Work to complete>
Type out the complete listing below word for word, without its pictures.

***** Source excerpt *****

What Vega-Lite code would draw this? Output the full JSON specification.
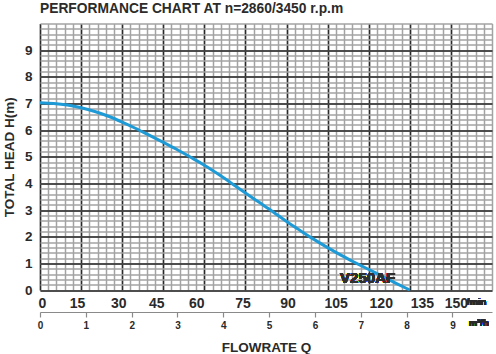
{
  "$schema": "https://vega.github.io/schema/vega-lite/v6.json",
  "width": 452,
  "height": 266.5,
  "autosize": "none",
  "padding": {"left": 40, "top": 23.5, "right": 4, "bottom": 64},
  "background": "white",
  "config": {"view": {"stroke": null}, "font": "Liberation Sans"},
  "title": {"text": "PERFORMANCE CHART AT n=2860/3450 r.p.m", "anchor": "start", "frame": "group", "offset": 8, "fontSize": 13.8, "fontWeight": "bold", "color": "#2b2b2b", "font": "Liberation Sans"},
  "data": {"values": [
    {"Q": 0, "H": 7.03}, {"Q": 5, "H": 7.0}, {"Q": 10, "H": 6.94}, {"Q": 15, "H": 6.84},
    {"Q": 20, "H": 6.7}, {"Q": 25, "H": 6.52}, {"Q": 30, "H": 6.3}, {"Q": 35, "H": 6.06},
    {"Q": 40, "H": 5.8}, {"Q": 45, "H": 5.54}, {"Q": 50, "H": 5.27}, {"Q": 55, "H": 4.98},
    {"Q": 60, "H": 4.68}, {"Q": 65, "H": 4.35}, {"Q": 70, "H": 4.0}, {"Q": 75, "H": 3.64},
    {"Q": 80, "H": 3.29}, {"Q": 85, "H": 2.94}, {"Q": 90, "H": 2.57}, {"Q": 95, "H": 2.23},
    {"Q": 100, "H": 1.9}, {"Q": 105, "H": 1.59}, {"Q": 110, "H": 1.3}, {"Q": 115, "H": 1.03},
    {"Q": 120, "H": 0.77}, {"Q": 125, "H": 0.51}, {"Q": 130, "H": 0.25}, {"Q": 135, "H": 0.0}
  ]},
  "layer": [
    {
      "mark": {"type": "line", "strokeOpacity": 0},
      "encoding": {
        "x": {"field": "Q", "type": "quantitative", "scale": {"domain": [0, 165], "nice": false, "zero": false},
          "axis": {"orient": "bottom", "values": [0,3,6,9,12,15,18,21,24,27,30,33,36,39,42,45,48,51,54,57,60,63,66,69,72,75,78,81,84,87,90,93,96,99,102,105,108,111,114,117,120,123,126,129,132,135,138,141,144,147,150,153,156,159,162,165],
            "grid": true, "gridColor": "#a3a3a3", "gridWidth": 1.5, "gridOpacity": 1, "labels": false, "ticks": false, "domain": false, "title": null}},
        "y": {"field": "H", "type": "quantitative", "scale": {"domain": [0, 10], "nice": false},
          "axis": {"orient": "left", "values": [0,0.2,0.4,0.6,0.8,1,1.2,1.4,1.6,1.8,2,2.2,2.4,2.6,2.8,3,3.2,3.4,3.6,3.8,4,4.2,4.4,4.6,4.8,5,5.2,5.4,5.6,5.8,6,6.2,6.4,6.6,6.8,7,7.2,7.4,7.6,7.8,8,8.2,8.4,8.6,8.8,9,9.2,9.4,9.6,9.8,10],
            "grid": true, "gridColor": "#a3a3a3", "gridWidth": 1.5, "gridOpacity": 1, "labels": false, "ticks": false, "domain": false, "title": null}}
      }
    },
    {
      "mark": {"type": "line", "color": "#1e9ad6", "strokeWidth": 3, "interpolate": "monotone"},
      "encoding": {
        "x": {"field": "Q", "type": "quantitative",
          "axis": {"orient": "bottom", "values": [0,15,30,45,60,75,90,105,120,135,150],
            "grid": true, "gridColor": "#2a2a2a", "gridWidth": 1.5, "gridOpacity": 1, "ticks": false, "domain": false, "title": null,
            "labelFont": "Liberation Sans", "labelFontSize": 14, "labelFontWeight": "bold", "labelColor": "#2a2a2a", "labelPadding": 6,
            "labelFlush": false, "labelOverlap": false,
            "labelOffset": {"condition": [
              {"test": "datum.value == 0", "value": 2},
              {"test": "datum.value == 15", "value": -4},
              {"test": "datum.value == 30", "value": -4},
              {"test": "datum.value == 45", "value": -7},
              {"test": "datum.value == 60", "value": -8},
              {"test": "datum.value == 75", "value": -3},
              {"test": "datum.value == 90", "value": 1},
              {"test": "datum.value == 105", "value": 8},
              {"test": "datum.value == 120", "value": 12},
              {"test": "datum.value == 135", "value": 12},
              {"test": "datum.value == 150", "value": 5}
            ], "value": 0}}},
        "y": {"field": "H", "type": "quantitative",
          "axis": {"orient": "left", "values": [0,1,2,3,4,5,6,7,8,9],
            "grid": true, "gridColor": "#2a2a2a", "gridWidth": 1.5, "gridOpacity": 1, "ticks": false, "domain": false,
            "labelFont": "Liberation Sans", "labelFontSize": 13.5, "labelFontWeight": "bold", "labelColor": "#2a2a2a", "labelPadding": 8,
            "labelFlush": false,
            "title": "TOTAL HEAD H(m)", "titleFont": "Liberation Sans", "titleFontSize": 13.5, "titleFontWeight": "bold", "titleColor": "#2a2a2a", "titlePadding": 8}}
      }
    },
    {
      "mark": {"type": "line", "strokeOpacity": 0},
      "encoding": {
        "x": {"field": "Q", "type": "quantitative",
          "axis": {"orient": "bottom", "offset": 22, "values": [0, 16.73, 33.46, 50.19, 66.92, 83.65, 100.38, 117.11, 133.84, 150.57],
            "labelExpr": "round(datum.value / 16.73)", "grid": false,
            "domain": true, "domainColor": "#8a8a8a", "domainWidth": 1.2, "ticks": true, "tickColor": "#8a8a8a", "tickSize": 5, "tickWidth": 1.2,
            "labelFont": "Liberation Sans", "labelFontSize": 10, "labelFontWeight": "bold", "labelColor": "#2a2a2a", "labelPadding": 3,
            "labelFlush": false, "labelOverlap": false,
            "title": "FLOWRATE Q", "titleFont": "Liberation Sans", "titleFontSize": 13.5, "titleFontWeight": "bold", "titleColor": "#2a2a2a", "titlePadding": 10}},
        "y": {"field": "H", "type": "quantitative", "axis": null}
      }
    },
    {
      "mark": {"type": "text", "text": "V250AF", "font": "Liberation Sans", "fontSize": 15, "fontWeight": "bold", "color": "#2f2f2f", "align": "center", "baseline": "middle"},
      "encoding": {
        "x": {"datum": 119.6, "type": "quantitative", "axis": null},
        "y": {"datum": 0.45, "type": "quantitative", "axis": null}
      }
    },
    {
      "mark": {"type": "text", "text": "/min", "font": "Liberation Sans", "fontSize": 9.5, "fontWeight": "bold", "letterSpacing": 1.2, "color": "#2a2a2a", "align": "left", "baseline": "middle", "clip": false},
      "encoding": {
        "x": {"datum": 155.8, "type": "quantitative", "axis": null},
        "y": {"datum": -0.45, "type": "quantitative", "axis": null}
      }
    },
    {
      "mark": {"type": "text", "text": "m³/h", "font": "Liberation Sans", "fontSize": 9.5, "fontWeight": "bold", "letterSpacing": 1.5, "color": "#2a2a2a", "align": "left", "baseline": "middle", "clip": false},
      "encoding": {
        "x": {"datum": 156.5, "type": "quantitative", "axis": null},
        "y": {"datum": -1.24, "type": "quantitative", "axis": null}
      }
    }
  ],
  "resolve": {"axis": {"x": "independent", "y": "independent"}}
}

*****

Reply to the task>
What Vega-Lite code would draw this? Output the full JSON specification.
{
  "$schema": "https://vega.github.io/schema/vega-lite/v6.json",
  "width": 452,
  "height": 266.5,
  "autosize": "none",
  "padding": {"left": 40, "top": 23.5, "right": 4, "bottom": 64},
  "background": "white",
  "config": {"view": {"stroke": null}, "font": "Liberation Sans"},
  "title": {"text": "PERFORMANCE CHART AT n=2860/3450 r.p.m", "anchor": "start", "frame": "group", "offset": 8, "fontSize": 13.8, "fontWeight": "bold", "color": "#2b2b2b", "font": "Liberation Sans"},
  "data": {"values": [
    {"Q": 0, "H": 7.03}, {"Q": 5, "H": 7.0}, {"Q": 10, "H": 6.94}, {"Q": 15, "H": 6.84},
    {"Q": 20, "H": 6.7}, {"Q": 25, "H": 6.52}, {"Q": 30, "H": 6.3}, {"Q": 35, "H": 6.06},
    {"Q": 40, "H": 5.8}, {"Q": 45, "H": 5.54}, {"Q": 50, "H": 5.27}, {"Q": 55, "H": 4.98},
    {"Q": 60, "H": 4.68}, {"Q": 65, "H": 4.35}, {"Q": 70, "H": 4.0}, {"Q": 75, "H": 3.64},
    {"Q": 80, "H": 3.29}, {"Q": 85, "H": 2.94}, {"Q": 90, "H": 2.57}, {"Q": 95, "H": 2.23},
    {"Q": 100, "H": 1.9}, {"Q": 105, "H": 1.59}, {"Q": 110, "H": 1.3}, {"Q": 115, "H": 1.03},
    {"Q": 120, "H": 0.77}, {"Q": 125, "H": 0.51}, {"Q": 130, "H": 0.25}, {"Q": 135, "H": 0.0}
  ]},
  "layer": [
    {
      "mark": {"type": "line", "strokeOpacity": 0},
      "encoding": {
        "x": {"field": "Q", "type": "quantitative", "scale": {"domain": [0, 165], "nice": false, "zero": false},
          "axis": {"orient": "bottom", "values": [0,3,6,9,12,15,18,21,24,27,30,33,36,39,42,45,48,51,54,57,60,63,66,69,72,75,78,81,84,87,90,93,96,99,102,105,108,111,114,117,120,123,126,129,132,135,138,141,144,147,150,153,156,159,162,165],
            "grid": true, "gridColor": "#a3a3a3", "gridWidth": 1.5, "gridOpacity": 1, "labels": false, "ticks": false, "domain": false, "title": null}},
        "y": {"field": "H", "type": "quantitative", "scale": {"domain": [0, 10], "nice": false},
          "axis": {"orient": "left", "values": [0,0.2,0.4,0.6,0.8,1,1.2,1.4,1.6,1.8,2,2.2,2.4,2.6,2.8,3,3.2,3.4,3.6,3.8,4,4.2,4.4,4.6,4.8,5,5.2,5.4,5.6,5.8,6,6.2,6.4,6.6,6.8,7,7.2,7.4,7.6,7.8,8,8.2,8.4,8.6,8.8,9,9.2,9.4,9.6,9.8,10],
            "grid": true, "gridColor": "#a3a3a3", "gridWidth": 1.5, "gridOpacity": 1, "labels": false, "ticks": false, "domain": false, "title": null}}
      }
    },
    {
      "mark": {"type": "line", "color": "#1e9ad6", "strokeWidth": 3, "interpolate": "monotone"},
      "encoding": {
        "x": {"field": "Q", "type": "quantitative",
          "axis": {"orient": "bottom", "values": [0,15,30,45,60,75,90,105,120,135,150],
            "grid": true, "gridColor": "#2a2a2a", "gridWidth": 1.5, "gridOpacity": 1, "ticks": false, "domain": false, "title": null,
            "labelFont": "Liberation Sans", "labelFontSize": 14, "labelFontWeight": "bold", "labelColor": "#2a2a2a", "labelPadding": 6,
            "labelFlush": false, "labelOverlap": false,
            "labelOffset": {"condition": [
              {"test": "datum.value == 0", "value": 2},
              {"test": "datum.value == 15", "value": -4},
              {"test": "datum.value == 30", "value": -4},
              {"test": "datum.value == 45", "value": -7},
              {"test": "datum.value == 60", "value": -8},
              {"test": "datum.value == 75", "value": -3},
              {"test": "datum.value == 90", "value": 1},
              {"test": "datum.value == 105", "value": 8},
              {"test": "datum.value == 120", "value": 12},
              {"test": "datum.value == 135", "value": 12},
              {"test": "datum.value == 150", "value": 5}
            ], "value": 0}}},
        "y": {"field": "H", "type": "quantitative",
          "axis": {"orient": "left", "values": [0,1,2,3,4,5,6,7,8,9],
            "grid": true, "gridColor": "#2a2a2a", "gridWidth": 1.5, "gridOpacity": 1, "ticks": false, "domain": false,
            "labelFont": "Liberation Sans", "labelFontSize": 13.5, "labelFontWeight": "bold", "labelColor": "#2a2a2a", "labelPadding": 8,
            "labelFlush": false,
            "title": "TOTAL HEAD H(m)", "titleFont": "Liberation Sans", "titleFontSize": 13.5, "titleFontWeight": "bold", "titleColor": "#2a2a2a", "titlePadding": 8}}
      }
    },
    {
      "mark": {"type": "line", "strokeOpacity": 0},
      "encoding": {
        "x": {"field": "Q", "type": "quantitative",
          "axis": {"orient": "bottom", "offset": 22, "values": [0, 16.73, 33.46, 50.19, 66.92, 83.65, 100.38, 117.11, 133.84, 150.57],
            "labelExpr": "round(datum.value / 16.73)", "grid": false,
            "domain": true, "domainColor": "#8a8a8a", "domainWidth": 1.2, "ticks": true, "tickColor": "#8a8a8a", "tickSize": 5, "tickWidth": 1.2,
            "labelFont": "Liberation Sans", "labelFontSize": 10, "labelFontWeight": "bold", "labelColor": "#2a2a2a", "labelPadding": 3,
            "labelFlush": false, "labelOverlap": false,
            "title": "FLOWRATE Q", "titleFont": "Liberation Sans", "titleFontSize": 13.5, "titleFontWeight": "bold", "titleColor": "#2a2a2a", "titlePadding": 10}},
        "y": {"field": "H", "type": "quantitative", "axis": null}
      }
    },
    {
      "mark": {"type": "text", "text": "V250AF", "font": "Liberation Sans", "fontSize": 15, "fontWeight": "bold", "color": "#2f2f2f", "align": "center", "baseline": "middle"},
      "encoding": {
        "x": {"datum": 119.6, "type": "quantitative", "axis": null},
        "y": {"datum": 0.45, "type": "quantitative", "axis": null}
      }
    },
    {
      "mark": {"type": "text", "text": "/min", "font": "Liberation Sans", "fontSize": 9.5, "fontWeight": "bold", "letterSpacing": 1.2, "color": "#2a2a2a", "align": "left", "baseline": "middle", "clip": false},
      "encoding": {
        "x": {"datum": 155.8, "type": "quantitative", "axis": null},
        "y": {"datum": -0.45, "type": "quantitative", "axis": null}
      }
    },
    {
      "mark": {"type": "text", "text": "m³/h", "font": "Liberation Sans", "fontSize": 9.5, "fontWeight": "bold", "letterSpacing": 1.5, "color": "#2a2a2a", "align": "left", "baseline": "middle", "clip": false},
      "encoding": {
        "x": {"datum": 156.5, "type": "quantitative", "axis": null},
        "y": {"datum": -1.24, "type": "quantitative", "axis": null}
      }
    }
  ],
  "resolve": {"axis": {"x": "independent", "y": "independent"}}
}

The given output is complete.